You can prove this by induction. Start with the simplest non-trivial sequence $$ e^{i\theta_2 P_2/2}e^{i\theta_2 P_1}e^{i\theta_2 P_2/2}=e^{i\theta_2 P_2/2}(I\cos\theta_1+i\sin\theta_1 P_1)e^{i\theta_2 P_2/2}. $$ Now, $$ e^{i\theta_2 P_2/2}Ie^{i\theta_2 P_2/2}=e^{i\theta_2 P_2} $$ and, due to the anti-commutation, $$ e^{i\theta_2 P_2/2}P_1e^{i\theta_2 P_2/2}=P_1e^{-i\theta_2 P_2/2}e^{i\theta_2 P_2/2}=P_1. $$ Thus, the full sequence becomes $$ I\cos\theta_1\cos\theta_2+i\cos\theta_1\sin\theta_2 P_2+i\sin\theta_1P_1. $$

Now if we pre- and post-multiply by $e^{i\theta_3 P_3/2}$, then the anti-commutation will basically leave the Pauli-terms $P_1$ and $P_2$ unchanged, replacing $I$ with $e^{i\theta_3 P_3}$. And this sequence will keep repeating.

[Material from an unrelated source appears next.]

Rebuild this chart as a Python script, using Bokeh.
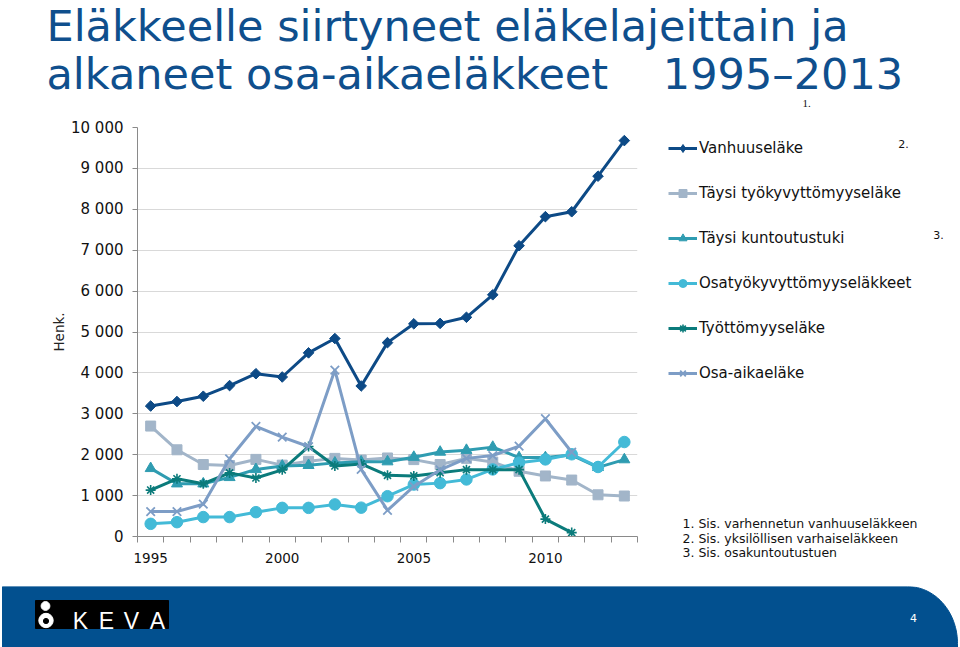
import numpy as np
from bokeh.plotting import figure
from bokeh.layouts import column, row
from bokeh.models import ColumnDataSource, FixedTicker, Range1d, Legend, LegendItem
from bokeh.embed import file_html
from bokeh.resources import INLINE
from bokeh.core.properties import value

# ---------------- data ----------------
years = list(range(1995, 2014))
vanhuuselake = [3190, 3300, 3430, 3690, 3980, 3900, 4490, 4840, 3680, 4740,
                5200, 5210, 5360, 5910, 7110, 7820, 7940, 8810, 9680]
tyokyvyttomyyselake = [2700, 2120, 1760, 1735, 1885, 1745, 1840, 1910, 1870, 1920,
                       1880, 1760, 1910, 1820, 1595, 1480, 1380, 1020, 990]
kuntoutustuki = [1665, 1290, 1290, 1445, 1640, 1725, 1740, 1800, 1825, 1830,
                 1940, 2065, 2110, 2185, 1930, 1930, 1990, 1690, 1880]
osatyokyvyttomyys = [310, 350, 475, 475, 595, 700, 700, 785, 705, 985,
                     1270, 1305, 1395, 1640, 1805, 1885, 2010, 1700, 2310]
tyottomyyselake = [1135, 1410, 1290, 1555, 1430, 1630, 2200, 1725, 1775, 1495,
                   1480, 1560, 1635, 1635, 1635, 425, 95]
osa_aikaelake = [610, 610, 790, 1900, 2690, 2430, 2200, 4070, 1640, 640,
                 1225, 1630, 1910, 1980, 2210, 2880, 2060]

series_names = ["Vanhuuseläke", "Täysi työkyvyttömyyseläke", "Täysi kuntoutustuki",
                "Osatyökyvyttömyyseläkkeet", "Työttömyyseläke", "Osa-aikaeläke"]
series_values = [vanhuuselake, tyokyvyttomyyselake, kuntoutustuki,
                 osatyokyvyttomyys, tyottomyyselake, osa_aikaelake]

y_ticks = [0, 1000, 2000, 3000, 4000, 5000, 6000, 7000, 8000, 9000, 10000]
y_tick_labels = ["0", "1 000", "2 000", "3 000", "4 000", "5 000",
                 "6 000", "7 000", "8 000", "9 000", "10 000"]
x_tick_years = [1995, 2000, 2005, 2010]

title_lines = ["Eläkkeelle siirtyneet eläkelajeittain ja",
               "alkaneet osa-aikaeläkkeet\u00a0\u00a0\u00a0\u00a01995\u20132013"]
footnotes = ["1. Sis. varhennetun vanhuuseläkkeen",
             "2. Sis. yksilöllisen varhaiseläkkeen",
             "3. Sis. osakuntoutustuen"]

# ---------------- styles ----------------
colors = ["#0d4a86", "#a2b5c9", "#2f9cb1", "#43bad7", "#0b7b7b", "#7d9dc6"]
markers = ["square", "square", "triangle", "circle", "asterisk", "x"]
key_markers = ["diamond", "square", "triangle", "circle", "asterisk", "x"]
sizes = [7.5, 10, 11, 11.5, 10, 12]
angles = [np.pi / 4, 0, 0, 0, 0, 0]
mlw = [1, 1, 1, 1, 1.6, 1.8]

FONT = "DejaVu Sans"
TITLE_C = "#0f4f8d"
AXIS_C = "#8a8a8a"
GRID_C = "#d9d9d9"
BAND_C = "#02508f"
TXT_C = "#111111"

W = 960
H_TOP = 113
H_MID = 473
H_FOOT = 61
W_CHART = 658
W_RIGHT = W - W_CHART


def no_align(fig):
    try:
        fig.frame_align = False
    except Exception:
        pass


def deco_fig(w, h, x0, x1, y0, y1):
    fg = figure(width=w, height=h, x_range=Range1d(x0, x1), y_range=Range1d(y0, y1),
                output_backend="svg", toolbar_location=None,
                x_axis_location=None, y_axis_location=None, min_border=0)
    fg.grid.visible = False
    fg.outline_line_color = None
    fg.background_fill_color = "white"
    fg.border_fill_color = "white"
    no_align(fg)
    return fg


# ---------------- title strip (page pixel coordinates) ----------------
top = deco_fig(W, H_TOP, 0, W, H_TOP, 0)
top.text(x=[46, 46], y=[25, 73], text=title_lines, text_font=value(FONT),
         text_font_size="43px", text_color=TITLE_C,
         text_align="left", text_baseline="middle")
top.text(x=[806], y=[103], text=["1."], text_font=value("Liberation Serif"),
         text_font_size="11px", text_color=TXT_C,
         text_align="center", text_baseline="middle")

# ---------------- chart ----------------
p = figure(width=W_CHART, height=H_MID,
           x_range=Range1d(1994.5, 2013.5), y_range=Range1d(0, 10000),
           output_backend="svg", toolbar_location=None,
           min_border_left=137, min_border_right=21,
           min_border_top=14, min_border_bottom=50)
p.background_fill_color = "white"
p.border_fill_color = "white"
p.outline_line_color = None
no_align(p)

yt = FixedTicker(ticks=y_ticks)
p.yaxis.ticker = yt
p.ygrid.ticker = yt
p.yaxis.major_label_overrides = dict(zip(y_ticks, y_tick_labels))
p.yaxis.axis_label = "Henk."
p.yaxis.axis_label_text_font = FONT
p.yaxis.axis_label_text_font_size = "13.5px"
p.yaxis.axis_label_text_font_style = "normal"
p.yaxis.axis_label_text_color = "#222222"
p.yaxis.axis_label_standoff = 1
p.yaxis.major_label_text_font = FONT
p.yaxis.major_label_text_font_size = "15px"
p.yaxis.major_label_text_color = TXT_C
p.yaxis.major_label_standoff = 9
p.yaxis.major_tick_out = 5
p.yaxis.major_tick_in = 0
p.yaxis.minor_tick_line_color = None

xt = FixedTicker(ticks=x_tick_years, minor_ticks=[y - 0.5 for y in years] + [years[-1] + 0.5])
p.xaxis.ticker = xt
p.xaxis.major_tick_out = 0
p.xaxis.major_tick_in = 0
p.xaxis.minor_tick_out = 6
p.xaxis.minor_tick_in = 0
p.xaxis.minor_tick_line_color = AXIS_C
p.xaxis.major_label_text_font = FONT
p.xaxis.major_label_text_font_size = "13.5px"
p.xaxis.major_label_text_color = TXT_C
p.xaxis.major_label_standoff = 10

for ax in (p.xaxis, p.yaxis):
    ax.axis_line_color = AXIS_C
    ax.major_tick_line_color = AXIS_C

p.xgrid.visible = False
p.ygrid.grid_line_color = GRID_C
p.ygrid.grid_line_width = 1

for name, vals, c, m, s, a, lw in zip(series_names, series_values, colors, markers, sizes, angles, mlw):
    src = ColumnDataSource(dict(x=years[:len(vals)], y=vals))
    p.line("x", "y", source=src, line_color=c, line_width=3)
    p.scatter("x", "y", source=src, marker=m, size=s, angle=a,
              fill_color=c, line_color=c, line_width=lw)

# ---------------- right strip: legend + footnotes (page pixel coordinates) ----------------
X0 = W_CHART
right = deco_fig(W_RIGHT, H_MID, X0, W, H_TOP + H_MID, H_TOP)
items = []
for name, vals, c, m, lw in zip(series_names, series_values, colors, key_markers, mlw):
    # key glyphs: first data point of each series, which lies outside this strip's pixel ranges
    key_src = ColumnDataSource(dict(x=years[:1], y=vals[:1]))
    lr = right.line("x", "y", source=key_src, line_color=c, line_width=3)
    sr = right.scatter("x", "y", source=key_src, marker=m, size=8,
                       fill_color=c, line_color=c, line_width=lw)
    items.append(LegendItem(label=name, renderers=[lr, sr]))

legend = Legend(items=items, location=(668 - X0, H_TOP + H_MID - 383), padding=0, margin=0,
                spacing=25, glyph_width=29, glyph_height=20, label_height=20, label_standoff=2,
                label_text_font=FONT, label_text_font_size="15px", label_text_color=TXT_C,
                border_line_color=None, background_fill_alpha=0)
right.add_layout(legend)

right.text(x=[903, 938], y=[143, 234], text=["2.", "3."], text_font=value(FONT),
           text_font_size="11px", text_color=TXT_C,
           text_align="center", text_baseline="middle")
right.text(x=[682, 682, 682], y=[523, 537.5, 552], text=footnotes, text_font=value(FONT),
           text_font_size="12.5px", text_color=TXT_C,
           text_align="left", text_baseline="middle")

# ---------------- footer band (page pixel coordinates) ----------------
Y0 = H_TOP + H_MID
f = deco_fig(W, H_FOOT, 0, W, Y0 + H_FOOT, Y0)
tt = np.linspace(0, np.pi / 2, 40)
ex = 907 + 50 * np.sin(tt)
ey = 643 - 57 * np.cos(tt)
f.patch(x=[2, 2] + list(ex) + [957], y=[650, 586] + list(ey) + [650],
        fill_color=BAND_C, line_color=BAND_C)

f.quad(left=[35], right=[168], top=[600], bottom=[628], fill_color="black", line_color="black")
f.circle(x=[45], y=[605.5], radius=4.4, fill_color="white", line_color="white")
f.circle(x=[45.5], y=[620], radius=7.2, fill_color="white", line_color="white")
f.circle(x=[45.5], y=[620.5], radius=2.6, fill_color="black", line_color="black")
f.text(x=[80, 106, 131, 157], y=[620, 620, 620, 620], text=list("KEVA"),
       text_font=value("Liberation Sans"), text_font_size="23px", text_color="white",
       text_align="center", text_baseline="middle")
f.text(x=[913], y=[617], text=["4"], text_font=value(FONT), text_font_size="11px",
       text_color="white", text_align="center", text_baseline="middle")

layout = column(top, row(p, right, spacing=0), f, spacing=0)
open("out.html", "w").write(file_html(layout, INLINE))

You would be able to solve exactly for all the $\theta_i$ at that point, but assuming that the $\sin\theta_i$ are all small, you can approximate $\cos\theta_i\approx 1$ (I'm not convinced this is a good approximation once you have a large number of terms), which leaves you setting $\sin\theta_i=c_i$ up to normalisation.